━━ Entries provided

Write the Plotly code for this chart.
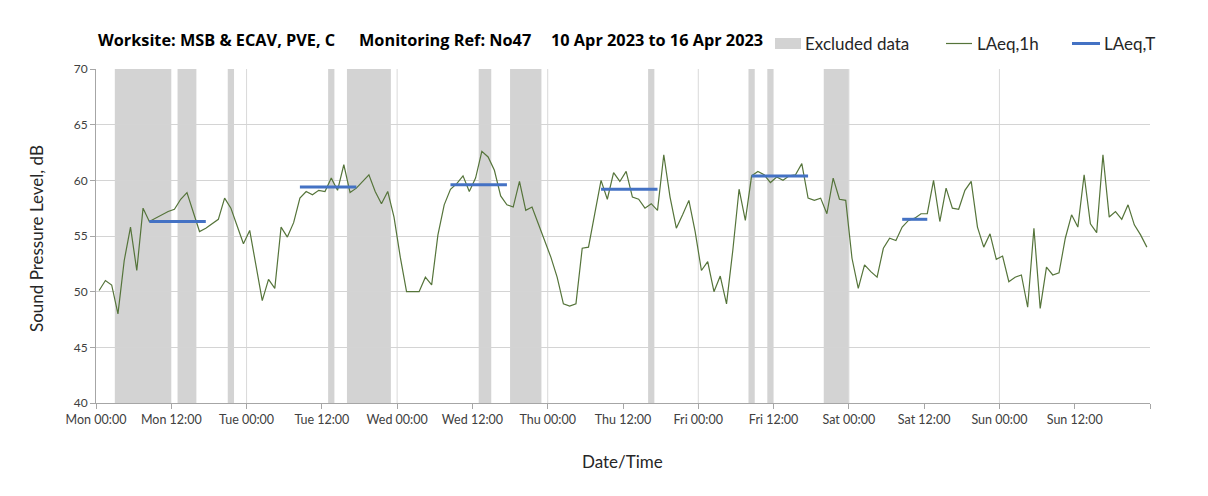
import plotly.graph_objects as go

days = ["Mon", "Tue", "Wed", "Thu", "Fri", "Sat", "Sun"]
tick_labels = [f"{d} {t}" for d in days for t in ("00:00", "12:00")]

# hourly LAeq,1h from Mon 00:00 (one value per hour, 168 hours)
laeq_1h = [
    50.1, 51.0, 50.6, 48.0, 52.8, 55.8, 51.9, 57.5, 56.3, 56.6, 56.9, 57.2,
    57.4, 58.3, 58.9, 57.1, 55.4, 55.7, 56.1, 56.5, 58.4, 57.5, 55.9, 54.3,
    55.5, 52.2, 49.2, 51.1, 50.3, 55.8, 54.9, 56.2, 58.4, 59.0, 58.7, 59.1,
    59.0, 60.2, 59.1, 61.4, 58.9, 59.3, 59.9, 60.5, 59.0, 57.9, 59.0, 56.7,
    53.1, 50.0, 50.0, 50.0, 51.3, 50.6, 55.1, 57.8, 59.2, 59.7, 60.4, 59.0,
    60.2, 62.6, 62.1, 60.9, 58.6, 57.8, 57.6, 59.9, 57.3, 57.6, 56.1, 54.6,
    53.1, 51.3, 48.9, 48.7, 48.9, 53.9, 54.0, 57.0, 60.0, 58.3, 60.7, 59.9,
    60.8, 58.5, 58.3, 57.5, 57.9, 57.3, 62.3, 58.5, 55.7, 56.9, 58.2, 55.4,
    51.9, 52.7, 50.0, 51.4, 48.9, 53.7, 59.2, 56.4, 60.4, 60.8, 60.5, 59.8,
    60.3, 60.0, 60.4, 60.5, 61.5, 58.4, 58.2, 58.4, 57.0, 60.2, 58.3, 58.2,
    53.0, 50.3, 52.4, 51.8, 51.3, 53.9, 54.8, 54.6, 55.8, 56.4, 56.6, 57.0,
    57.0, 60.0, 56.3, 59.3, 57.5, 57.4, 59.1, 59.9, 55.8, 54.0, 55.2, 52.9,
    53.2, 50.9, 51.3, 51.5, 48.6, 55.7, 48.5, 52.2, 51.5, 51.7, 54.8, 56.9,
    55.8, 60.5, 56.1, 55.3, 62.3, 56.7, 57.2, 56.5, 57.8, 56.0, 55.1, 54.0,
]

# excluded periods, hours from Mon 00:00
excl_start = [3, 13, 21, 37, 40, 61, 66, 88, 104, 107, 116]
excl_end = [12, 16, 22, 38, 47, 63, 71, 89, 105, 108, 120]

# LAeq,T daytime periods (first hour, last hour) and level
laeq_t_start = [8, 32, 56, 80, 104, 128]
laeq_t_end = [17, 41, 65, 89, 113, 132]
laeq_t = [56.3, 59.4, 59.6, 59.2, 60.4, 56.5]

FONT = "Lato"
GREEN = "#55743A"
BLUE = "#4472C4"
GREY = "#D3D3D3"

# page body has an 8px margin, so the figure is drawn 8px smaller and offset
OFF = 8
W, H = 1208 - OFF, 496 - OFF
L, R, T, B = 96, 1150, 69, 403   # plot area in screen pixels


def px(x):
    return (x - L) / (R - L)


def py(y):
    return (B - y) / (B - T)


hours = [i + 0.5 for i in range(len(laeq_1h))]

tx, ty = [], []
for s, e, v in zip(laeq_t_start, laeq_t_end, laeq_t):
    tx += [s + 0.5, e + 0.5, None]
    ty += [v, v, None]

fig = go.Figure()
fig.add_trace(go.Scatter(x=hours, y=laeq_1h, mode="lines", name="LAeq,1h",
                         line=dict(color=GREEN, width=1.2)))
fig.add_trace(go.Scatter(x=tx, y=ty, mode="lines", name="LAeq,T",
                         line=dict(color=BLUE, width=3)))

shapes = []
for s, e in zip(excl_start, excl_end):
    shapes.append(dict(type="rect", xref="x", yref="y", x0=s, x1=e, y0=40, y1=70,
                       fillcolor=GREY, line=dict(width=0), layer="below"))
for d in range(24, 168, 24):
    shapes.append(dict(type="line", xref="x", yref="y", x0=d, x1=d, y0=40, y1=70,
                       line=dict(color="#D9D9D9", width=1), layer="below"))

# legend drawn by hand
shapes.append(dict(type="rect", xref="paper", yref="paper", x0=px(775), x1=px(801),
                   y0=py(49), y1=py(38), fillcolor=GREY, line=dict(width=0)))
shapes.append(dict(type="line", xref="paper", yref="paper", x0=px(946), x1=px(972),
                   y0=py(43.5), y1=py(43.5), line=dict(color=GREEN, width=1.2)))
shapes.append(dict(type="line", xref="paper", yref="paper", x0=px(1072), x1=px(1100),
                   y0=py(43.5), y1=py(43.5), line=dict(color=BLUE, width=3)))

annotations = []
for text, x in [("Excluded data", 803), ("LAeq,1h", 974.5), ("LAeq,T", 1102)]:
    annotations.append(dict(text=text, x=px(x), y=py(43.5), xref="paper", yref="paper",
                            xanchor="left", yanchor="middle", showarrow=False,
                            font=dict(family=FONT, size=17, color="#262626")))
for text, x in [("Worksite: MSB & ECAV, PVE, C", 96), ("Monitoring Ref: No47", 357),
                ("10 Apr 2023 to 16 Apr 2023", 549)]:
    annotations.append(dict(text=f"<b>{text}</b>", x=px(x), y=py(40), xref="paper",
                            yref="paper", xanchor="left", yanchor="middle", showarrow=False,
                            font=dict(family="Open Sans", size=16.3, color="#000000")))
annotations.append(dict(text="Sound Pressure Level, dB", x=px(36), y=py(239), xref="paper",
                        yref="paper", xanchor="center", yanchor="middle", textangle=-90,
                        showarrow=False, font=dict(family=FONT, size=17, color="#262626")))
annotations.append(dict(text="Date/Time", x=px(622), y=py(462), xref="paper", yref="paper",
                        xanchor="center", yanchor="middle", showarrow=False,
                        font=dict(family=FONT, size=17, color="#262626")))

fig.update_layout(
    width=W, height=H,
    margin=dict(l=L - OFF, r=W - (R - OFF), t=T - OFF, b=H - (B - OFF)),
    paper_bgcolor="white", plot_bgcolor="white",
    showlegend=False,
    shapes=shapes, annotations=annotations,
    xaxis=dict(range=[0, 168], tickvals=list(range(0, 169, 12)),
               ticktext=tick_labels + [""], showgrid=False, zeroline=False,
               showline=True, linecolor="#A6A6A6", ticks="outside", ticklen=5,
               tickcolor="#A6A6A6", tickfont=dict(family=FONT, size=12.5, color="#404040")),
    yaxis=dict(range=[40, 70], dtick=5, showgrid=True, gridcolor="#D4D4D4",
               zeroline=False, showline=True, linecolor="#A6A6A6", ticks="outside",
               ticklen=5, tickcolor="#A6A6A6",
               tickfont=dict(family=FONT, size=12, color="#404040")),
)

fig.write_html("out.html")
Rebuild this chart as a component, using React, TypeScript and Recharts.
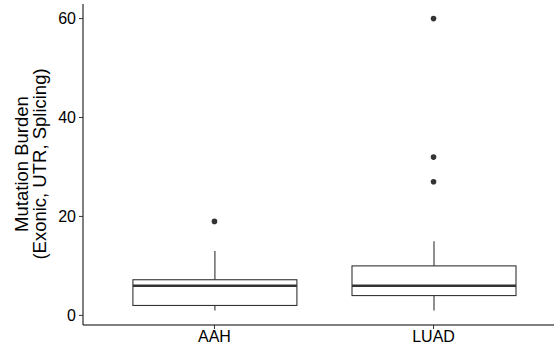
import React from 'react';
import { ComposedChart, Bar, Scatter, XAxis, YAxis } from 'recharts';

// box plot numbers
const groups = ['AAH', 'LUAD'];
const lowWhisker = [1, 1];
const q1 = [2, 4];
const median = [6, 6];
const q3 = [7.2, 10];
const highWhisker = [13, 15];
const outlierGroup = [1, 2, 2, 2];
const outlierValue = [19, 60, 32, 27];
const yTicks = [0, 20, 40, 60];

const boxes = groups.map((name, i) => ({
  pos: i + 1,
  name,
  lo: lowWhisker[i],
  q1: q1[i],
  med: median[i],
  q3: q3[i],
  hi: highWhisker[i],
}));

const outliers = outlierValue.map((v, i) => ({ pos: outlierGroup[i], v }));

const INK = '#333333';

function BoxShape(props: any) {
  const { x, width, payload } = props;
  let { y, height } = props;
  if (height < 0) {
    y = y + height;
    height = -height;
  }
  const d = payload;
  const per = height / (d.hi - d.lo);
  const py = (v: number) => y + (d.hi - v) * per;
  const cx = x + width / 2;
  return (
    <g>
      <line x1={cx} x2={cx} y1={py(d.hi)} y2={py(d.q3)} stroke={INK} strokeWidth={1.1} />
      <line x1={cx} x2={cx} y1={py(d.q1)} y2={py(d.lo)} stroke={INK} strokeWidth={1.1} />
      <rect
        x={x}
        y={py(d.q3)}
        width={width}
        height={py(d.q1) - py(d.q3)}
        fill="#ffffff"
        stroke={INK}
        strokeWidth={1.1}
      />
      <line x1={x} x2={x + width} y1={py(d.med)} y2={py(d.med)} stroke={INK} strokeWidth={2.6} />
    </g>
  );
}

const Dot = (props: any) => <circle cx={props.cx} cy={props.cy} r={2.8} fill={INK} />;

const TitleY = () => (
  <text
    transform="translate(0,164) rotate(-90)"
    textAnchor="middle"
    fontSize={18.5}
    fill="#000"
    fontFamily="'Liberation Sans', Arial, sans-serif"
  >
    <tspan x={0} y={27.5}>Mutation Burden</tspan>
    <tspan x={0} y={45.5}>(Exonic, UTR, Splicing)</tspan>
  </text>
);

export default function App() {
  return (
    <div
      style={{
        position: 'absolute',
        left: 0,
        top: 0,
        width: 554,
        height: 351,
        overflow: 'hidden',
        background: '#fff',
        fontFamily: "'Liberation Sans', Arial, sans-serif",
      }}
    >
      <ComposedChart width={570} height={351} data={boxes} margin={{ top: 4, right: 5, bottom: 0, left: 0 }}>
        <XAxis
          dataKey="pos"
          type="number"
          domain={[0.4, 2.6]}
          ticks={[1, 2]}
          allowDataOverflow
          tickFormatter={(v: number) => groups[v - 1]}
          height={26}
          stroke="#000"
          tickSize={4}
          tickMargin={2}
          tick={{ fill: '#000', fontSize: 16 }}
          tickLine={{ stroke: INK }}
        />
        <YAxis
          type="number"
          domain={[-1.95, 62.95]}
          ticks={yTicks}
          allowDataOverflow
          width={83}
          stroke="#000"
          tickSize={4}
          tickMargin={3}
          tick={{ fill: '#000', fontSize: 16 }}
          tickLine={{ stroke: INK }}
          label={{ content: () => <TitleY /> }}
        />
        <Bar
          dataKey={(d: any) => [d.lo, d.hi]}
          barSize={164}
          shape={<BoxShape />}
          isAnimationActive={false}
        />
        <Scatter data={outliers} dataKey="v" shape={<Dot />} isAnimationActive={false} />
      </ComposedChart>
    </div>
  );
}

━━━━

*Do this:*
Pictures excluded, give again exactly and only the lines of the material above from the line with "Rebuild this chart" through the line with "Scatter, XAxis, YAxis".

*Solved problem:*
Rebuild this chart as a component, using React, TypeScript and Recharts.
import React from 'react';
import { ComposedChart, Bar, Scatter, XAxis, YAxis } from 'recharts';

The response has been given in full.